Getting Economic Growth: Forgive or Restructure Debt American Citizens Hold
Restructuring Private Debt May Be Better Option than Austerity or More Stimulus
by Steve Clemons and Richard Vague
In the Spring of 2011, the Obama administration started to rev up a campaign called "The Summer of Recovery" and planned to deploy the President, VP Joe Biden, and the economically connected Cabinet members and advisers to go to all parts of the country, particularly battleground states, and convince Americans that things were getting better, that jobs were being created, and that the vector of the nation was pointing in a great direction.
The Summer of Recovery became a Summer of Anxiety as the jobs machine sputtered and as other parts of the global economy slowed reducing demand for American exports. Voices like Paul Krugman and former Labor Secretary Robert Reich lambasted the White House for not having been Keynesian enough and not opening the government spending spigots to more deeply invest in US infrastructure, shore up deteriorating state balance sheets, and keep more Americans employed and in their homes that were still being foreclosed at record rates.
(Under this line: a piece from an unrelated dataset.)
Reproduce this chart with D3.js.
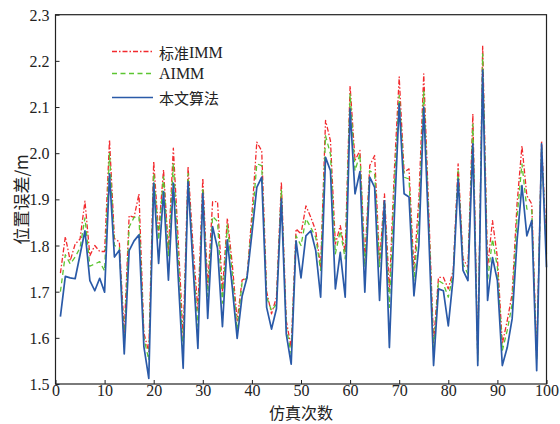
<!DOCTYPE html>
<html>
<head>
<meta charset="utf-8">
<script src="https://cdn.jsdelivr.net/npm/d3@7"></script>
<style>
  html, body { margin: 0; padding: 0; background: #fff; }
  svg { display: block; }
</style>
</head>
<body>
<svg id="chart" width="560" height="424"></svg>
<script>
// Simulation run index 1..100
const runs = d3.range(1, 101);

// Position error (m) per run for each filter
const stdIMM = [
  1.74, 1.819, 1.767, 1.803, 1.814, 1.896, 1.778, 1.80, 1.787, 1.787,
  2.029, 1.815, 1.808, 1.61, 1.865, 1.861, 1.912, 1.61, 1.57, 1.982,
  1.826, 1.964, 1.79, 2.011, 1.81, 1.60, 1.971, 1.80, 1.66, 1.946,
  1.71, 1.895, 1.895, 1.70, 1.859, 1.76, 1.637, 1.725, 1.73, 1.868,
  2.024, 2.005, 1.70, 1.652, 1.688, 1.937, 1.637, 1.579, 1.836, 1.825,
  1.886, 1.861, 1.832, 1.753, 2.071, 2.027, 1.803, 1.843, 1.785, 2.146,
  1.984, 2.006, 1.767, 1.973, 1.995, 1.764, 1.912, 1.702, 1.96, 2.165,
  1.959, 1.966, 1.746, 1.90, 2.172, 1.88, 1.59, 1.731, 1.731, 1.706,
  1.746, 1.977, 1.771, 1.753, 2.085, 1.56, 2.233, 1.753, 1.854, 1.774,
  1.587, 1.637, 1.695, 1.89, 2.016, 1.908, 1.89, 1.56, 2.027, 1.79
];
const aIMM = [
  1.70, 1.78, 1.76, 1.775, 1.795, 1.86, 1.755, 1.76, 1.765, 1.745,
  2.00, 1.80, 1.796, 1.587, 1.84, 1.861, 1.863, 1.60, 1.552, 1.956,
  1.812, 1.949, 1.776, 1.978, 1.78, 1.565, 1.956, 1.77, 1.624, 1.924,
  1.69, 1.863, 1.852, 1.675, 1.845, 1.74, 1.617, 1.72, 1.73, 1.847,
  1.977, 1.973, 1.688, 1.659, 1.673, 1.92, 1.623, 1.565, 1.821, 1.80,
  1.858, 1.839, 1.818, 1.746, 2.038, 1.998, 1.782, 1.832, 1.771, 2.128,
  1.962, 1.998, 1.753, 1.962, 1.955, 1.753, 1.897, 1.666, 1.93, 2.125,
  1.948, 1.944, 1.724, 1.86, 2.136, 1.86, 1.572, 1.724, 1.717, 1.688,
  1.738, 1.962, 1.76, 1.738, 2.063, 1.55, 2.215, 1.724, 1.814, 1.753,
  1.572, 1.616, 1.673, 1.861, 1.977, 1.879, 1.876, 1.55, 2.013, 1.78
];
const proposed = [
  1.646, 1.733, 1.730, 1.728, 1.78, 1.832, 1.724, 1.702, 1.729, 1.699,
  1.955, 1.775, 1.79, 1.565, 1.789, 1.81, 1.823, 1.581, 1.512, 1.935,
  1.761, 1.917, 1.725, 1.935, 1.73, 1.534, 1.938, 1.758, 1.577, 1.913,
  1.642, 1.841, 1.794, 1.624, 1.812, 1.71, 1.599, 1.69, 1.73, 1.825,
  1.926, 1.948, 1.666, 1.619, 1.663, 1.901, 1.608, 1.543, 1.81, 1.73,
  1.821, 1.832, 1.789, 1.688, 1.991, 1.962, 1.706, 1.785, 1.688, 2.096,
  1.912, 1.96, 1.699, 1.948, 1.926, 1.681, 1.897, 1.579, 1.86, 2.107,
  1.912, 1.905, 1.691, 1.80, 2.10, 1.83, 1.54, 1.706, 1.702, 1.626,
  1.731, 1.944, 1.746, 1.724, 2.02, 1.54, 2.18, 1.681, 1.774, 1.724,
  1.54, 1.579, 1.641, 1.81, 1.93, 1.821, 1.854, 1.529, 2.02, 1.753
];

const xTicks = [0, 10, 20, 30, 40, 50, 60, 70, 80, 90, 100];
const yTicks = [1.5, 1.6, 1.7, 1.8, 1.9, 2.0, 2.1, 2.2, 2.3];

const seriesNames = ["标准IMM", "AIMM", "本文算法"];
const series = [
  { name: seriesNames[0], values: stdIMM, color: "#f22a2e", dash: "5,2,1.5,2", width: 1.3 },
  { name: seriesNames[1], values: aIMM, color: "#5cc531", dash: "5,3.5", width: 1.3 },
  { name: seriesNames[2], values: proposed, color: "#2a5aa8", dash: null, width: 1.7 }
];

const svg = d3.select("#chart");
const margin = { left: 55.5, right: 13.5, top: 14.7, bottom: 40 };
const W = 560, H = 424;
const x = d3.scaleLinear().domain([0, 100]).range([margin.left, W - margin.right]);
const y = d3.scaleLinear().domain([1.5, 2.3]).range([H - margin.bottom, margin.top]);

const serif = "'Liberation Serif', 'Times New Roman', serif";
const cjk = "'Noto Sans CJK SC', sans-serif";

// Data lines
const line = d3.line().x((d, i) => x(runs[i])).y(d => y(d));
const plot = svg.append("g");
series.forEach(s => {
  plot.append("path")
    .datum(s.values)
    .attr("fill", "none")
    .attr("stroke", s.color)
    .attr("stroke-width", s.width)
    .attr("stroke-dasharray", s.dash)
    .attr("stroke-linejoin", "round")
    .attr("d", line);
});

// Frame
svg.append("rect")
  .attr("x", x(0)).attr("y", y(2.3))
  .attr("width", x(100) - x(0)).attr("height", y(1.5) - y(2.3))
  .attr("fill", "none").attr("stroke", "#222").attr("stroke-width", 1.2);

// Axes with inward ticks
const xAxis = svg.append("g")
  .attr("transform", `translate(0,${y(1.5)})`)
  .call(d3.axisBottom(x).tickValues(xTicks).tickSizeInner(-4).tickSizeOuter(0).tickPadding(2));
const yAxis = svg.append("g")
  .attr("transform", `translate(${x(0)},0)`)
  .call(d3.axisLeft(y).tickValues(yTicks).tickFormat(d3.format(".1f")).tickSizeInner(-4).tickSizeOuter(0).tickPadding(6));
[xAxis, yAxis].forEach(g => {
  g.select(".domain").remove();
  g.selectAll(".tick line").attr("stroke", "#222").attr("stroke-width", 1);
  g.selectAll(".tick text").attr("font-family", serif).attr("font-size", 16).attr("fill", "#222");
});
xAxis.selectAll(".tick text").attr("dy", "0.6em");
yAxis.selectAll(".tick text").attr("dy", "0.35em");

// Axis titles
svg.append("text")
  .attr("x", (x(0) + x(100)) / 2).attr("y", 419)
  .attr("text-anchor", "middle")
  .attr("font-family", cjk).attr("font-size", 16).attr("fill", "#222")
  .text("仿真次数");
svg.append("text")
  .attr("transform", `translate(20,${y(1.9)}) rotate(-90)`)
  .attr("text-anchor", "middle")
  .attr("dominant-baseline", "central")
  .attr("font-family", cjk).attr("font-size", 17).attr("fill", "#222")
  .text("位置误差/m");

// Legend
const legend = svg.append("g");
const legendY = [51.5, 73.5, 97.5];
series.forEach((s, i) => {
  legend.append("line")
    .attr("x1", 112).attr("x2", 153)
    .attr("y1", legendY[i]).attr("y2", legendY[i])
    .attr("stroke", s.color).attr("stroke-width", s.width)
    .attr("stroke-dasharray", s.dash);
  legend.append("text")
    .attr("x", 159).attr("y", legendY[i])
    .attr("dominant-baseline", "central")
    .attr("font-family", i === 1 ? serif : cjk)
    .attr("font-size", 15).attr("fill", "#222")
    .each(function () {
      const t = d3.select(this);
      if (i === 0) {
        t.append("tspan").attr("font-family", cjk).text("标准");
        t.append("tspan").attr("font-family", serif).attr("font-size", 16).text("IMM");
      } else if (i === 1) {
        t.attr("font-size", 16).text(s.name);
      } else {
        t.text(s.name);
      }
    });
});
</script>
</body>
</html>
But Republicans, who under George W. Bush's leadership hatched the conditions of inattentive and lax regulatory attention that contributed significantly to the Great Recession of 2008-2009, decided to convince Americans that the nation's economic malaise was a product of Obama's massive government post-crisis spending. In a dangerous game of government debt limit brinksmanship, House Speaker John Boehner and his Tea Party-fearing Republican caucus took the nation to the brink of default.
Even though the crisis that had unfolded had been a function of behavior in private debt markets, the debate about what to do next has focused entirely on what level of debt the government should deploy or cut back.
The debt-hawks and uber-Keynesians may both be well meaning in their desire to steady the US economic ship and relaunch it towards growth -- but they are distracted by ideology and conventional economic thinking from looking at more compelling causes of major economic crises and more efficacious policy responses.
It's private debt that matters most.
There is about $24 trillion in consumer and business debt held in the United States today and this dwarfs the federal debt, money supply, and the nation's GDP.